Capt. Melanie Frost, executive officer for the Area 730th Academy Admissions Liaison Officers, believes Airmen accepted through this program are a grade above other entering cadets.

"Typically, prior enlisted become the class presidents of their classes," explains Frost. "They demonstrate a lot of peer leadership, and their peers look up to them."

Fowler and Pastor both come from small town lifestyles (Bath, New York and Byron, California respectively). Both were raised as hard workers, normally found tweaking and fixing up projects of their own. This aspect of their lives carried over to their Air Force careers.

"I'll miss working here. I love to work. I've grown up my whole life working," explained Fowler. "It'll be different managing a lot of people instead of always working hands-on."

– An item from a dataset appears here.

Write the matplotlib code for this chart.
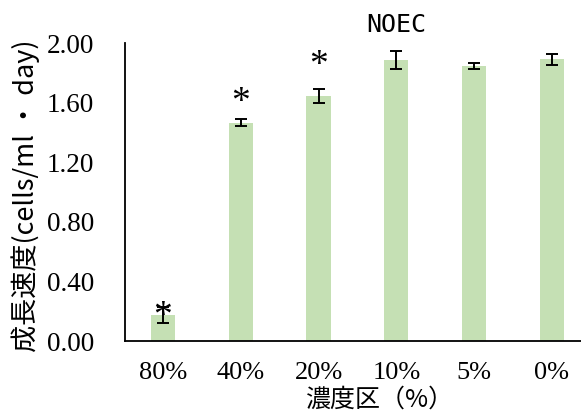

However, neither Airman has regrets about moving his career forward. Both have a positive outlook on where their careers and futures are heading.

"I guess the part I'm looking forward to most is being able to see good leadership and to take what I've learned here and what I'm going to learn and apply it toward helping people steer themselves in the right direction and do my job the best I can," Pastor said.

Pastor hopes it will be he who is sitting in an office staring at one of his Airmen, ready to promote him or her to the Academy. It'll be a moment when he knows he has succeeded in being an officer.

With just a few words, he'll have changed an Airman forever.